Another book I’m not so much reading as listening to – one of the beauties of dog walking – is a biography of George Thomas. He was, in my view, probably the best of the US Civil War generals, and perhaps even one of the best generals of any war, anywhere in the last couple of centuries. He never lost a battle, he won the Union’s most comprehensive victory, and he never wasted his men’s lives in hopeless, glorious, criminal charges.

One of the generals who served with him, and later became President of the United States, James A. Garfield, said of him that he was “not a man of iron but of living oak”. That description struck me as highly attractive. Unlike iron, living oakwood is strong and yet adaptable, in that it will bend with the wind to avoid breaking, though it can also withstand a great deal. Above all, it is, as Garfield’s words especially underline, alive with all that implies of warmth and openness to other living beings.

That in turn got me thinking of a more recent time when “iron” was used as an epithet for character. The “Iron Lady” was Maggie Thatcher. She was truly iron in just the way that Thomas was not. Inflexible, sure she was right, she purused the objectives her ideology dictated to her inexorably and without compassion.

Her baleful shadow hangs over us still . Britain has been pursuing Thatcher-style austerity for seven years, with the stated aim of reducing debt – which has doubled. It still regards “regulation” a dirty word – and the terrible fire that killed at least 80 in Grenfell Tower has shown where that leads.

The difference now is that signs are beginning to emerge of a tiredness with this dogmatism. Far more people voted against the Tories in the recent general election than many of us expected. The most recent social attitudes survey shows opinion beginning to harden against austerity . And the decision to prosecute people, 30 years on, for the deaths of 96 people at the Hillsborough football stadium disaster interestingly includes charges that health and safety concerns were ignored, as at Grenfell Tower. Generally, the terms “health and safety” tend to be followed by the words “gone mad”, to make the notion a favourite butt of the anti-regulation crowd.

Well, maybe just as people are realising that austerity can be bad for your health, they’re also waking up to the fact that health and safety are to be cherished rather than despised.

Could this be the dawning of a time for people of living oak rather than iron ladies?

Those who emulate the ingenuity and flexibility of Zemurray, rather than Thatchers obstinacy?

Although perhaps we needn’t going quite so far i following him as to back coups in vulnerable foreign nations...

Saturday, 26 September 2015

Sometimes it's the less well known who are the most interesting

George H. Thomas isn’t exactly a name to conjure with. And yet, sometimes, the obscure figures from history can inspire as much admiration as the celebrities.

Thomas had a lot in common with a much more well known military character, Robert E. Lee. Both men won good reputations for themselves during the Mexican-American War. Later Thomas was posted to the US Military Academy at West Point, where he served under Lee.
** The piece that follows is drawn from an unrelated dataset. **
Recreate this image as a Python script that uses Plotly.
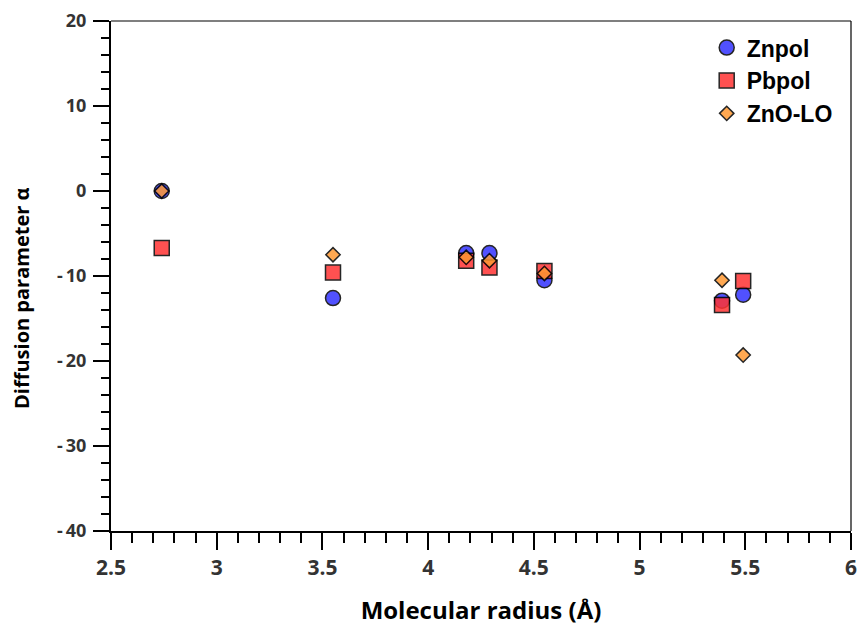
import plotly.graph_objects as go

radius = [2.74, 3.55, 4.18, 4.29, 4.55, 5.39, 5.49]
znpol = [0.0, -12.6, -7.3, -7.3, -10.5, -12.9, -12.2]
pbpol = [-6.7, -9.6, -8.2, -9.0, -9.4, -13.4, -10.6]
zno_lo = [0.0, -7.5, -7.8, -8.2, -9.7, -10.5, -19.3]

y_ticks = [20, 10, 0, -10, -20, -30, -40]
y_ticktext = ["20", "10", "0", "-\u200910", "-\u200920", "-\u200930", "-\u200940"]

fig = go.Figure()
fig.add_trace(go.Scatter(x=radius, y=znpol, mode="markers", name="Znpol",
                         marker=dict(symbol="circle", size=15, color="#3333ff", opacity=0.85,
                                     line=dict(color="black", width=1.5))))
fig.add_trace(go.Scatter(x=radius, y=pbpol, mode="markers", name="Pbpol",
                         marker=dict(symbol="square", size=15, color="#ff3333", opacity=0.85,
                                     line=dict(color="black", width=1.5))))
fig.add_trace(go.Scatter(x=radius, y=zno_lo, mode="markers", name="ZnO-LO",
                         marker=dict(symbol="diamond", size=11, color="#ff9933", opacity=0.85,
                                     line=dict(color="black", width=1.5))))

xtickfont = dict(family="Open Sans", size=21, color="#333333", weight="bold")
ytickfont = dict(family="Open Sans", size=18, color="#333333", weight="bold")

fig.update_layout(
    width=858, height=627,
    margin=dict(l=111, r=7, t=21, b=96),
    paper_bgcolor="white", plot_bgcolor="white",
    showlegend=True,
    legend=dict(x=0.805, y=0.99, xanchor="left", yanchor="top",
                font=dict(family="Liberation Sans", size=23, color="black", weight="bold"),
                bgcolor="rgba(0,0,0,0)", itemsizing="trace"),
    xaxis=dict(range=[2.5, 6], dtick=0.5, tick0=2.5, showgrid=False, zeroline=False,
               showline=True, linecolor="black", linewidth=2,
               ticks="outside", ticklen=17, tickwidth=1.5, tickcolor="black",
               minor=dict(dtick=0.1, ticks="outside", ticklen=10, tickwidth=1.5, tickcolor="black"),
               tickfont=xtickfont, ticklabeloverflow="allow", automargin=False,
               title=dict(text="Molecular radius (Å)",
                          font=dict(family="Open Sans", size=24, color="black", weight="bold"),
                          standoff=22)),
    yaxis=dict(range=[-40, 20], tickvals=y_ticks, ticktext=y_ticktext, showgrid=False, zeroline=False,
               showline=True, linecolor="black", linewidth=2,
               ticks="outside", ticklen=16, tickwidth=1.5, tickcolor="black",
               minor=dict(dtick=2, ticks="outside", ticklen=8, tickwidth=1.5, tickcolor="black"),
               tickfont=ytickfont, ticklabelstandoff=3, automargin=False),
    annotations=[
        dict(text="Diffusion parameter α", textangle=-90, xref="paper", yref="paper",
             x=0, y=0.455, xshift=-89, xanchor="center", yanchor="middle", showarrow=False,
             font=dict(family="Open Sans", size=20, color="black", weight="bold")),
    ],
    shapes=[
        dict(type="line", xref="paper", yref="paper", x0=0, x1=1, y0=1, y1=1,
             line=dict(color="black", width=1.2)),
        dict(type="line", xref="paper", yref="paper", x0=1, x1=1, y0=0, y1=1,
             line=dict(color="black", width=1.2)),
    ],
)

fig.write_html("out.html")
Most important of all, though, both men were Virginians. “the Old Dominion” was the wealthiest and most populous of the British American colonies, which produced some of the most significant figures of the Revolutionary War, including George Washington and Thomas Jefferson. After independence, it was the leading State, producing four of the first five presidents.
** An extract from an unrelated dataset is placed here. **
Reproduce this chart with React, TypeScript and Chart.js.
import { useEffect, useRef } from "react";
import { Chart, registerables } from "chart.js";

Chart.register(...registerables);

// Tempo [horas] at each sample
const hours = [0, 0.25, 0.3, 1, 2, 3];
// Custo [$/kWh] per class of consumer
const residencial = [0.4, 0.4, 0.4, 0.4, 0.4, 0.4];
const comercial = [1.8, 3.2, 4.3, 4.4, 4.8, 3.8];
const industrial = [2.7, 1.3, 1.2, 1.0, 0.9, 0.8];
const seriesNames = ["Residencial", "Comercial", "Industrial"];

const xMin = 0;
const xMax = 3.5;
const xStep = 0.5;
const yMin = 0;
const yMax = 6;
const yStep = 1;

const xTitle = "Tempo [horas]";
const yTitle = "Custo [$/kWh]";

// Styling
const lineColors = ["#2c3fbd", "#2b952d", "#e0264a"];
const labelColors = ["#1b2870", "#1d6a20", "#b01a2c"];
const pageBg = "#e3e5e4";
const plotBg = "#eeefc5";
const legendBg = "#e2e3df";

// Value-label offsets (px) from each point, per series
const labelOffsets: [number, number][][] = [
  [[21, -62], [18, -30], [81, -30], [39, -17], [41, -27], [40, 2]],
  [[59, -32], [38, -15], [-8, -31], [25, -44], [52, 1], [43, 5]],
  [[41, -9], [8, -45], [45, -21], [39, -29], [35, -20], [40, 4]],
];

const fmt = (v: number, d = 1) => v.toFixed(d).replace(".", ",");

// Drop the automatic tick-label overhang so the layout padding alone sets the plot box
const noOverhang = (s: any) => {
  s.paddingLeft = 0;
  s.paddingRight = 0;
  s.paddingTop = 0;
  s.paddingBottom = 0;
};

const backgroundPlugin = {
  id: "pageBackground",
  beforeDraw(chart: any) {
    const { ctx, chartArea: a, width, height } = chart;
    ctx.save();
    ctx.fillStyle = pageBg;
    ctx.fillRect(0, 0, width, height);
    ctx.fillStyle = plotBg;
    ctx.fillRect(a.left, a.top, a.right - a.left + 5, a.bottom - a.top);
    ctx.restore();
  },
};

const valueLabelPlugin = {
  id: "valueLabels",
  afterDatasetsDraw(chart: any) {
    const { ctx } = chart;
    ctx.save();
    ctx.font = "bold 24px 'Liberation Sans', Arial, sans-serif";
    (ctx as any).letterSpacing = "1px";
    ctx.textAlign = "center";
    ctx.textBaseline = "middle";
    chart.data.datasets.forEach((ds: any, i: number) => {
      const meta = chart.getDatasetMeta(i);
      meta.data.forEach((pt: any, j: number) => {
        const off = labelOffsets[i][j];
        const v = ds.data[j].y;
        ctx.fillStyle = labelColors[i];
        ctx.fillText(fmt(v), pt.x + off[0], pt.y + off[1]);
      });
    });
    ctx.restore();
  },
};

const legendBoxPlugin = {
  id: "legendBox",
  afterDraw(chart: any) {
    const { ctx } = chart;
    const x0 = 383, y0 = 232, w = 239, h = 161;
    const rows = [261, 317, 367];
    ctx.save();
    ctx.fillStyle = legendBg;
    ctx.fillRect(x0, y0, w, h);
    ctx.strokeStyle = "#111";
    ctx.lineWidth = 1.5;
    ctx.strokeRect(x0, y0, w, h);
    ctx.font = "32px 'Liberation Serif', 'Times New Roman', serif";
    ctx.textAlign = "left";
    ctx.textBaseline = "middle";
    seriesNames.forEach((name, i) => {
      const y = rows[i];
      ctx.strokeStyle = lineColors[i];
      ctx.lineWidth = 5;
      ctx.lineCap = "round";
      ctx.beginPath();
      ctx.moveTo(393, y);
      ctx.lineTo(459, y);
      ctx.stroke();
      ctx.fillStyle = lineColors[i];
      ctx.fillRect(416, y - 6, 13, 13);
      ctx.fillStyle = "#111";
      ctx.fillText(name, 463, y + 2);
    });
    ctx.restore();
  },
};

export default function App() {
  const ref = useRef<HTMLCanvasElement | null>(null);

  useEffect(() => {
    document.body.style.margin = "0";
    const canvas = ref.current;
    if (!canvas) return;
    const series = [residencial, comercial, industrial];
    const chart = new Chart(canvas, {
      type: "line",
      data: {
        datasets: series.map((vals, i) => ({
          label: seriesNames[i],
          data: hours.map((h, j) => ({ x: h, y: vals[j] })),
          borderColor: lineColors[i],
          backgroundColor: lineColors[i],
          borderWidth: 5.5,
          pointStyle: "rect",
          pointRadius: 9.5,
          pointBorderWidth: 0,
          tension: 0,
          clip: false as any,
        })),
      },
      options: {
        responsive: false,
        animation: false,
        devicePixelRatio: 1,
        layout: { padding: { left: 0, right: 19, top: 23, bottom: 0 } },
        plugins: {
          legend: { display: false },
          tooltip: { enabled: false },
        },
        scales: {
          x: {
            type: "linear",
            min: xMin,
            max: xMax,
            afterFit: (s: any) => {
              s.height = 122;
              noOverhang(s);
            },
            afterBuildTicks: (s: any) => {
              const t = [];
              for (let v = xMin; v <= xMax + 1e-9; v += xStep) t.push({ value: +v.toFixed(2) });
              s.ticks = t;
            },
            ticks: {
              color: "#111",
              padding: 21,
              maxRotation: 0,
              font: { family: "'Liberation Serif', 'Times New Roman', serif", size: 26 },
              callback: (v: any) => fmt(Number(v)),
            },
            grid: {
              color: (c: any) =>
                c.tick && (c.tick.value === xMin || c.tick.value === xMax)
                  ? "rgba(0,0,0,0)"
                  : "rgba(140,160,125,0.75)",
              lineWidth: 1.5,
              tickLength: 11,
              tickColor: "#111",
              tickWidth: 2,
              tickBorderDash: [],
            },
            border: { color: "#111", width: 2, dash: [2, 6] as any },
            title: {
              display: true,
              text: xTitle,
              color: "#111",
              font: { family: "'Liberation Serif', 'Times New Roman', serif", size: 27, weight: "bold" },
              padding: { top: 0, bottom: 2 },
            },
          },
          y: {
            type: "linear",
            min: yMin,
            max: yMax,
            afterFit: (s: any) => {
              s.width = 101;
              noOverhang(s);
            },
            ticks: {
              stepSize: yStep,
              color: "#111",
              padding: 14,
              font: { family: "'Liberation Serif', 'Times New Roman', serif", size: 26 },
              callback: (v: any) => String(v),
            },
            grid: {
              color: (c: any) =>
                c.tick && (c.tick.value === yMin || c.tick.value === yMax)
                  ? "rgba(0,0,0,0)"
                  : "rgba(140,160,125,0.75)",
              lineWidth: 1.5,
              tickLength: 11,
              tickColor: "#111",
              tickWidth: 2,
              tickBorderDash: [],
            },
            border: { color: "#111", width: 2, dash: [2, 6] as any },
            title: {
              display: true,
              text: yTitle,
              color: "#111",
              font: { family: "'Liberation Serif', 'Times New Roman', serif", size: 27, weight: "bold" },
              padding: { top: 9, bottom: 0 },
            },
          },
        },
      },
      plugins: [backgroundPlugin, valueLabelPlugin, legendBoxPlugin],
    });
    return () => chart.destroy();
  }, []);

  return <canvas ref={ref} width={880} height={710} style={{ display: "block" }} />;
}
George Thomas: overshadowed by more famous men
In 1861, the United States were torn apart by Civil War. Again, Lee and Thomas had similar attitudes: neither liked slavery, both deplored session. But there the similarity ended.

Lee made a decision which leaves me appalled even today. Despite his views about slavery and recession, Lee announced that he couldn’t “draw his sword” against Virginia. So when his State joined the Secession, he resigned from the army of the United States and went on, as is well known, to become the outstanding general of the Confederacy.
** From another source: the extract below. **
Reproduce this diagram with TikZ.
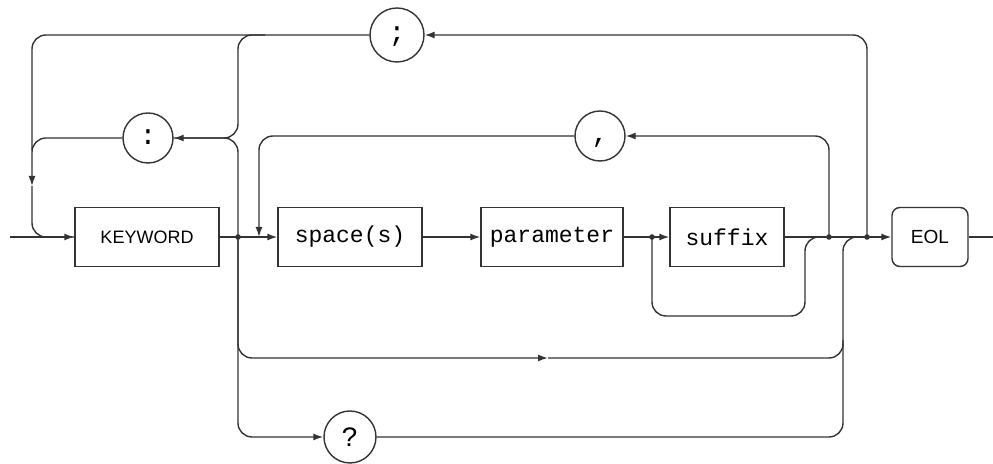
\documentclass[tikz,border=0pt]{standalone}
\usepackage{fontspec}
\setmainfont{Liberation Sans}
\newfontfamily\monofont{Liberation Mono}
\usetikzlibrary{arrows.meta}
\begin{document}
\begin{tikzpicture}[x=0.5pt, y=-0.5pt,
  line width=0.7pt, draw=black!80,
  every node/.style = {draw=black!80, inner sep=0pt},
  box/.style = {shape=rectangle, minimum height=29.5pt,
    font=\monofont\fontsize{11.5}{14}\selectfont},
  term/.style = {shape=circle,
    font=\monofont\fontsize{14}{16}\selectfont},
  arr/.style = {-{Latex[length=5pt,width=3.5pt]}},
  loop/.style = {rounded corners=7pt}]
  \useasboundingbox (0,0) rectangle (993,464);
  % boxes on the main line
  \node[box, minimum width=72pt, font=\fontsize{9}{11}\selectfont] (kw) at (147,237) {KEYWORD};
  \node[box, minimum width=72pt] (spc) at (350,237) {space(s)};
  \node[box, minimum width=71pt] (par) at (552,237) {parameter};
  \node[box, minimum width=57pt] (suf) at (727,237) {suffix};
  \node[box, minimum width=38pt, rounded corners=4pt,
    font=\fontsize{9.5}{11}\selectfont] (eol) at (930,237) {EOL};
  % separators
  \node[term, minimum size=27pt] (semi) at (397,35) {\strut;};
  \node[term, minimum size=25pt] (colon) at (148,138) {\strut:};
  \node[term, minimum size=25pt] (comma) at (600,136) {\strut,};
  \node[term, minimum size=26pt] (query) at (350,437) {?};
  % ends and junctions
  \coordinate (in) at (10,237);
  \coordinate (out) at (993,237);
  \coordinate (j1) at (238,237);
  \coordinate (jc) at (259,237);
  \coordinate (j2) at (652,237);
  \coordinate (j3) at (829,237);
  \coordinate (j4) at (867,237);
  \coordinate (lx) at (32,186);
  \coordinate (bm) at (548,358);
  % main line
  \draw[arr] (in) -- (kw);
  \draw (kw) -- (j1);
  \draw[arr] (j1) -- (spc);
  \draw[arr] (spc) -- (par);
  \draw (par) -- (j2);
  \draw[arr] (j2) -- (suf);
  \draw (suf) -- (j3) -- (j4);
  \draw[arr] (j4) -- (eol);
  \draw (eol) -- (out);
  % ; and : loops back to the keyword
  \draw[arr, loop] (j4) |- (semi);
  \draw[loop] (semi) -| (32,150);
  \draw[loop] (265,35) -| (238,138) -- (colon);
  \draw[arr, loop] (j1) |- (colon);
  \draw[arr, loop] (colon) -| (lx);
  \draw[loop] (lx) |- (kw);
  % , loop and suffix bypass
  \draw[arr, loop] (j3) |- (comma);
  \draw[arr, loop] (comma) -| (jc);
  \draw[loop] (j2) |- (805,316) |- (j3);
  % bottom paths
  \draw[loop] (bm) -| (843,300) |- (j4);
  \draw[arr, loop] (j1) |- (bm);
  \draw[arr, loop] (j1) |- (query);
  \draw[loop] (query) -| (843,340);
  \foreach \j in {j1,j2,j3,j4}
    \fill[black!80] (\j) circle (1.4pt);
\end{tikzpicture}
\end{document}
Thomas, on the other hand, took a decision which strikes me as far more comprehensible and, above all admirable. He went with his conscience rather than his roots, and stayed with the Union.

Although in the end he had a distinguished Civil War record with the Union, it wasn’t a straightforward process. His first major achievement was at a serious Union defeat: at the battle of Chickamauga, Thomas was serving under General Rosecrans whose army broke and fled – with the exception of Thomas’s division which stood firm and prevented a defeat turning into a rout.

The achievement won him the nickname “Rock of Chickamauga”. it also gave him command of the army in which he was serving, when Rosecrans was relieved.

It was in that role that he faced the last great counter-attack by the Confederacy in the War, in the Battle of Nashville. And the confederates weren’t the only adversaries he faced. Ulysses Grant had by then become commanding general of the Union armies. He may have had some doubts about Thomas’s loyalties, but he was above all concerned by his slowness in tackling the army threatening Nashville. He wasn’t alone: Abraham Lincoln, who’d been disappointed by a whole string of dilatory, slow, timid generals who failed to tackle Lee when they could win, and lost when he took them on. Would Thomas be simply another such?

He was nothing of the kind. At first, he was waiting for his cavalry to be fully ready. And then – it was December – ice storms turned the country impossible. Thomas waited for the thaw and almost waited too long: the general Grant had sent with orders to relieve him if Thomas had still not initiated action, was already on his way, and Grant himself not far behind him, when Thomas decided to engage the Confederates.

The result was one of the great battles of the War, and one of the most decisive victories: the army against him was badly mauled and so disorganised that it  it never operated as a fighting unit again. Despite the pressure from Washington, Thomas had a major success to his credit.

After the war he commanded a large area of southern territory, based around Tennessee, and used the authority this gave him to act on behalf of black freed slaves who were suffering at the hands of the Ku Klux Klan or simply of racist judges. Later on, Andrew Johnson, who took over as President after Lincoln’s assassination, fell out with many of the men who’d been closely associated with the murdered statesman, including Grant. He asked Thomas whether he would replace him as commanding general, but Thomas refused on the grounds that he wasn’t interested in playing political games.

He ended up appointed to command in California, where he died sadly young, at 53. But the saddest thing of all? None of his relatives attended his funeral. They couldn’t forgive him for having turned against Virginia.

Like I said. The more obscure characters from history can sometimes be the most intriguing.